Sarjana Islam Sedunia Bakal Kaji Islam Post-Truth di Jakarta
Kamis, 26 September 2019 | 12:50 WIB
Direktur Jenderal Pendidikan Islam Kementerian Agama, Kamaruddin Amin dalam jumpa pers di Jakarta, Kamis (26/9). (Foto: Humas Pendis)
Di era sosial media ini, kemampuan publik untuk membedakan antara kebenaran dan retorika menjadi minim. Hal ini tentu saja akan berpengaruh pada perkembangan Islamic society. Hal ini menjadi salah satu tema utama yang dibahas dalam Annual International Conference On Islamic Stuides (AICIS) tahun 2019.
Di antara special panel ada yang bertajuk "Religion and Philosophy in the Post-truth Age" dan akan dibahas oleh empat orang guru besar studi Islam dunia, yaitu Hans-Christian Günther (Univ of Freiburg) Germany, Giuseppina Strumiello (University of Bari, Italy), Mohammad Reza Hashemi (Ferdowsi University), dan Mohd Roslan Mohd Noor (University of Malaya, Malaysia).

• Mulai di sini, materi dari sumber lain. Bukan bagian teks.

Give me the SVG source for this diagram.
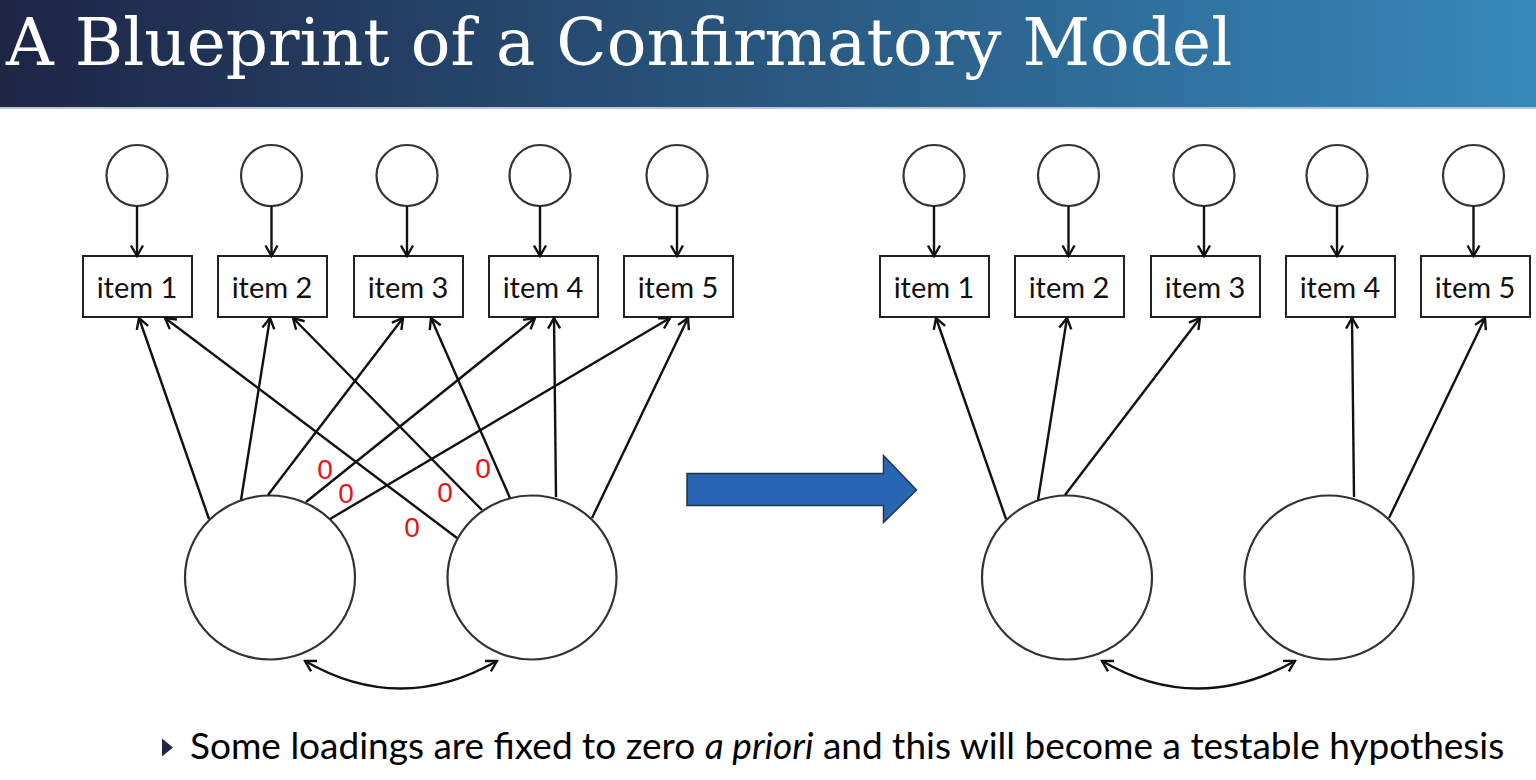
<svg xmlns="http://www.w3.org/2000/svg" width="1536" height="780" viewBox="0 0 1536 780">
  <defs>
    <linearGradient id="titleGrad" x1="0" y1="0" x2="1" y2="0">
      <stop offset="0" stop-color="#1e2545"/>
      <stop offset="0.5" stop-color="#29577f"/>
      <stop offset="1" stop-color="#3689bb"/>
    </linearGradient>
    <marker id="arr" markerUnits="userSpaceOnUse" markerWidth="14" markerHeight="15" viewBox="0 0 14 15" refX="12" refY="7.5" orient="auto-start-reverse">
      <path d="M1.5,1.5 L12,7.5 L1.5,13.5" fill="none" stroke="#111" stroke-width="2.4" stroke-linejoin="miter"/>
    </marker>
    <style>
      .err { fill: #fff; stroke: #333; stroke-width: 2.2; }
      .lat { fill: #fff; stroke: #333; stroke-width: 2.2; }
      .box { fill: #fff; stroke: #222; stroke-width: 2; }
      .lbl { font-family: Lato, "Open Sans", sans-serif; font-size: 29px; fill: #111; text-anchor: middle; }
      .con line, .con path { stroke: #111; stroke-width: 2.4; fill: none; marker-end: url(#arr); }
      .con path.cov { marker-start: url(#arr); }
      .zero { font-family: "Liberation Sans", Arial, sans-serif; font-size: 28px; fill: #e8121a; text-anchor: middle; }
    </style>
  </defs>

  <rect width="1536" height="780" fill="#fff"/>

  <!-- title bar -->
  <g id="title">
    <rect x="0" y="0" width="1536" height="108" fill="url(#titleGrad)"/>
    <rect x="0" y="107" width="1536" height="2" fill="#b9c6d6"/>
    <text x="6" y="65" font-family="'DejaVu Serif', serif" font-size="66" fill="#fff">A Blueprint of a Confirmatory Model</text>
  </g>

  <!-- ===== left model: all cross-loadings ===== -->
  <g id="L-e1"><circle class="err" cx="137" cy="175.5" r="30.5"/></g>
  <g id="L-e2"><circle class="err" cx="271.5" cy="175.5" r="30.5"/></g>
  <g id="L-e3"><circle class="err" cx="407" cy="175.5" r="30.5"/></g>
  <g id="L-e4"><circle class="err" cx="540" cy="175.5" r="30.5"/></g>
  <g id="L-e5"><circle class="err" cx="677" cy="175.5" r="30.5"/></g>

  <g id="L-item1"><rect class="box" x="83" y="256" width="109" height="61"/><text class="lbl" x="137" y="298">item 1</text></g>
  <g id="L-item2"><rect class="box" x="218" y="256" width="109" height="61"/><text class="lbl" x="272" y="298">item 2</text></g>
  <g id="L-item3"><rect class="box" x="354" y="256" width="109" height="61"/><text class="lbl" x="408" y="298">item 3</text></g>
  <g id="L-item4"><rect class="box" x="489" y="256" width="109" height="61"/><text class="lbl" x="543" y="298">item 4</text></g>
  <g id="L-item5"><rect class="box" x="624" y="256" width="109" height="61"/><text class="lbl" x="678" y="298">item 5</text></g>

  <g id="L-factorA"><ellipse class="lat" cx="270" cy="577.5" rx="85" ry="82"/></g>
  <g id="L-factorB"><ellipse class="lat" cx="532" cy="577.5" rx="84.5" ry="82"/></g>

  <!-- ===== right model: simple structure ===== -->
  <g id="R-e1"><circle class="err" cx="934" cy="175.5" r="30.5"/></g>
  <g id="R-e2"><circle class="err" cx="1068.5" cy="175.5" r="30.5"/></g>
  <g id="R-e3"><circle class="err" cx="1204" cy="175.5" r="30.5"/></g>
  <g id="R-e4"><circle class="err" cx="1337" cy="175.5" r="30.5"/></g>
  <g id="R-e5"><circle class="err" cx="1473.5" cy="175.5" r="30.5"/></g>

  <g id="R-item1"><rect class="box" x="880" y="256" width="109" height="61"/><text class="lbl" x="934" y="298">item 1</text></g>
  <g id="R-item2"><rect class="box" x="1015" y="256" width="109" height="61"/><text class="lbl" x="1069" y="298">item 2</text></g>
  <g id="R-item3"><rect class="box" x="1151" y="256" width="109" height="61"/><text class="lbl" x="1205" y="298">item 3</text></g>
  <g id="R-item4"><rect class="box" x="1286" y="256" width="109" height="61"/><text class="lbl" x="1340" y="298">item 4</text></g>
  <g id="R-item5"><rect class="box" x="1421" y="256" width="109" height="61"/><text class="lbl" x="1475" y="298">item 5</text></g>

  <g id="R-factorA"><ellipse class="lat" cx="1067" cy="577.5" rx="85" ry="82"/></g>
  <g id="R-factorB"><ellipse class="lat" cx="1329" cy="577.5" rx="84.5" ry="82"/></g>

  <!-- transition arrow -->
  <g id="transition">
    <path d="M687,473.5 L883.5,473.5 L883.5,455.5 L916.5,490 L883.5,522.5 L883.5,505.5 L687,505.5 Z" fill="#2865b3" stroke="#23344f" stroke-width="1.5" stroke-linejoin="miter"/>
  </g>

  <!-- connectors -->
  <g id="connectors" class="con">
    <!-- left: residual paths -->
    <line x1="137" y1="206" x2="137" y2="256"/>
    <line x1="271.5" y1="206" x2="271.5" y2="256"/>
    <line x1="407" y1="206" x2="407" y2="256"/>
    <line x1="540" y1="206" x2="540" y2="256"/>
    <line x1="677" y1="206" x2="677" y2="256"/>
    <!-- left: loadings of factor A -->
    <line x1="209" y1="519" x2="139" y2="318"/>
    <line x1="241" y1="500" x2="270" y2="318"/>
    <line x1="268" y1="495" x2="403" y2="318"/>
    <line x1="306" y1="502" x2="535" y2="318"/>
    <line x1="330" y1="519" x2="670" y2="318"/>
    <!-- left: loadings of factor B -->
    <line x1="457" y1="538" x2="165" y2="318"/>
    <line x1="482" y1="510" x2="293" y2="318"/>
    <line x1="510" y1="498" x2="431" y2="318"/>
    <line x1="556" y1="497" x2="554" y2="318"/>
    <line x1="592" y1="518" x2="688" y2="318"/>
    <!-- left: factor covariance -->
    <path class="cov" d="M305,661 Q400,716 497,661"/>

    <!-- right: residual paths -->
    <line x1="934" y1="206" x2="934" y2="256"/>
    <line x1="1068.5" y1="206" x2="1068.5" y2="256"/>
    <line x1="1204" y1="206" x2="1204" y2="256"/>
    <line x1="1337" y1="206" x2="1337" y2="256"/>
    <line x1="1473.5" y1="206" x2="1473.5" y2="256"/>
    <!-- right: loadings -->
    <line x1="1006" y1="519" x2="936" y2="318"/>
    <line x1="1038" y1="500" x2="1067" y2="318"/>
    <line x1="1065" y1="495" x2="1200" y2="318"/>
    <line x1="1354" y1="497" x2="1352" y2="318"/>
    <line x1="1389" y1="518" x2="1485" y2="318"/>
    <!-- right: factor covariance -->
    <path class="cov" d="M1102,661 Q1197,716 1295,661"/>
  </g>

  <!-- fixed-to-zero labels -->
  <g id="zeros">
    <text class="zero" x="325" y="479">0</text>
    <text class="zero" x="346" y="503">0</text>
    <text class="zero" x="445" y="502">0</text>
    <text class="zero" x="483" y="478">0</text>
    <text class="zero" x="412" y="537">0</text>
  </g>

  <!-- bullet note -->
  <g id="note">
    <path d="M162,738.5 L173,747.5 L162,756.5 Z" fill="#1f2747"/>
    <text x="190" y="759" font-family="Lato, 'Open Sans', sans-serif" font-size="37" fill="#000">Some loadings are fixed to zero <tspan font-style="italic">a priori</tspan> and this will become a testable hypothesis</text>
  </g>
</svg>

Pada gelaran AICIS ke 19 ini, sekitar 1700 sarjana islamic studies seluruh dunia akan berkumpul di indonesia. Selama empat hari, pada 1-4 Oktober 2019, mereka akan terlibat dalam rangkaian konferensi di hotel Mercure Batavia, Jakarta.
Konferensi tahunan yang akan dibuka oleh Menteri Agama Lukman Hakim Saifuddin ini mengambil tema Digital Islam, Education and Youth: Changing Landscape of Indonesian Islam.
AICIS adalah forum kajian keislaman yang diprakarsai Indonesia sejak 19 tahun lalu. Pertemuan para pemikir Islam sejagat ini menjadi tempat bertemunya para pemangku kepentingan studi Islam yang diharapkan menjadi barometer perkembangan kajian Islam dunia.
Perkembangan teknologi yang cepat memaksa para ilmuwan Muslim berkumpul untuk saling mengisi dan berkontribusi kepada bentuk keislaman sesuai ajaran aslinya. Dalam pertemuan yang diprakarsai oleh Kementerian Agama RI ini, sebanyak 450 paper dari 1300 yang diseleksi, akan dibahas dalam diskusi tingkat tinggi yang diikuti oleh para akademisi studi islam dunia dari berbagai jurusan.
Direktur Jenderal Pendidikan Islam Kementerian Agama RI, Kamaruddin Amin mengungkapkan, Indonesia merupakan negara muslim berpengaruh di dunia dan selalu menjadi kajian utama tentang keislaman dan kultural. Pihaknya memprakarsai pertemuan ini agar studi Islam di Indonesia dapat lebih berperan dalam menjawab persoalan keislaman dunia.
"Kami semua berkepentingan agar studi Islam selalu mengikuti perkembangan zaman dan tidak teralienasi dari dinamika sosial di masyarakat," katanya pada konferensi pers yang di kantor Kemenag RI, Jalan Lapangan Banteng, Jakarta Pusat, Kamis (26/9).
"Setiap tahun dunia Islam mendapat tantangan baru yang harus selalu dijawab. Indonesia sebagai negara Islam terbesar di dunia harus menunjukkan kontribusi yang signifikan," katanya.
Secara umum, event semacam ini dapat dipergunakan untuk menyebarkan gagasan populisme dan kedamaian dunia melalui forum diskusi dan resolusi yang dihasilkan. Para akademisi dan pakar keislaman memiliki posisi strategis dalam merumuskan bentuk respon terkait berbagai dinamika teknologi secara positif.
Direktur Pendidikan Tinggi Islam Kementerian Agama RI, Arskal Salim menambahkan, tema-tema aktual selalu dibahas dalam forum AICIS.
"Dinamika Islam di era digital juga menjadi salah satu pembahasan utama" katanya. Di era digital yang mendisrupsi segala hal, keislaman mendapat terpaan eksesif dari zaman yang berubah. "Maka dari itu memerlukan rasionalitas teologi islam, yang diskusinya nanti akan sangat menarik," tambahnya.
Keynote speaker dalam konferensi ini, selain Menteri Agama Lukman Hakim Saifuddin, adalah Peter Mandeville (George Mason University, Virginia USA), Garry R. Bunt (University of Wales), Abdul Majid Hakemollahi (ICAS London), dan lain lain.
Adapun tema-tema yang dibahas antara lain Religion and Philosophy in the Post-truth Age, Response to the Era of Disruption, Making and Consuming Islam Online: The Reconfiguration of a Discursive Tradition?, dan Islam in the Digital Age Islamic Philoshopy for Millennials.